Cependant certains défis sont communs et des solutions communes peuvent leur apporter une solution. C’est le cas par exemple des femmes qui doivent jouir partout dans le monde arabe des mêmes droits que les hommes. Constituant 50% de la population, leur intégration dans la vie active va peser lourd dans le développement économique et social. Il faut commencer par le commencement, en scolarisant à 100% les filles pour leur assurer la formation et les compétences nécessaires pour trouver un travail. Il faut leur faciliter l’accès au financement et prendre des mesures concrètes pour leur faciliter le travail : horaires de travail plus souple, garderies d’enfants. La seconde priorité est celle des jeunes qui doivent bénéficier d’un enseignement approprié apte à leur permettre de s’intégrer dans le monde du travail. Afin qu’ils puissent accéder à la nouvelle économie, les programmes d’enseignement doivent accorder une large place aux nouvelles technologies de l’information et de la communication (NTIC), et à l’apprentissage des langues étrangères dont notamment l’anglais qui est devenu la langue des affaires et de la science. Il faut les préparer également aux opportunités ouvertes par l’économie verte, notamment les énergies renouvelables. Il est nécessaire de leur inculquer dès l’enfance l’esprit d’entreprenariat, de les accompagner dans l’incubation de leurs projets, et de la recherche de financement.
Les autres recommandations visent l’amélioration de la gouvernance pour offrir des services publics efficients et en toute transparence. L’Etat doit veiller à établir des programmes de croissance inclusifs et accroître les dépenses sociales pour venir en aide aux personnes les plus défavorisées. Il doit améliorer le climat des affaires pour les investisseurs nationaux, et pour attirer les investissements directs étrangers. La politique des finances publiques doit être saine pour réduire au minimum le déficit budgétaire. Dans plusieurs pays arabes, il est nécessaire d’élargir l’assiette fiscale, de réduire les exonérations d’impôts, et de lutter contre la fraude fiscale.
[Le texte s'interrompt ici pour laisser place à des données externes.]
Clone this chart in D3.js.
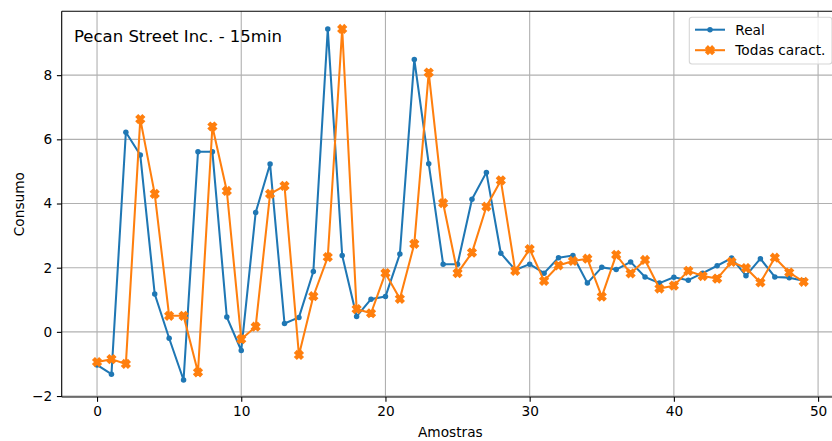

A l’instar de l’Egypte, il est recommandé de remplacer les subventions gouvernementales aux produits de base par des transferts ciblés aux personnes les plus démunies. Enfin, il faut prendre toutes les mesures pour soutenir le secteur privé qui est le seul à pouvoir résorber le chômage.
En conclusion, le monde arabe après le choc de 2011 est à la croisée des chemins. Tous les acteurs de la nation : Gouvernement, Parlement, Société Civile doivent concourir pour le sortir de la situation désastreuse où il se trouve actuellement.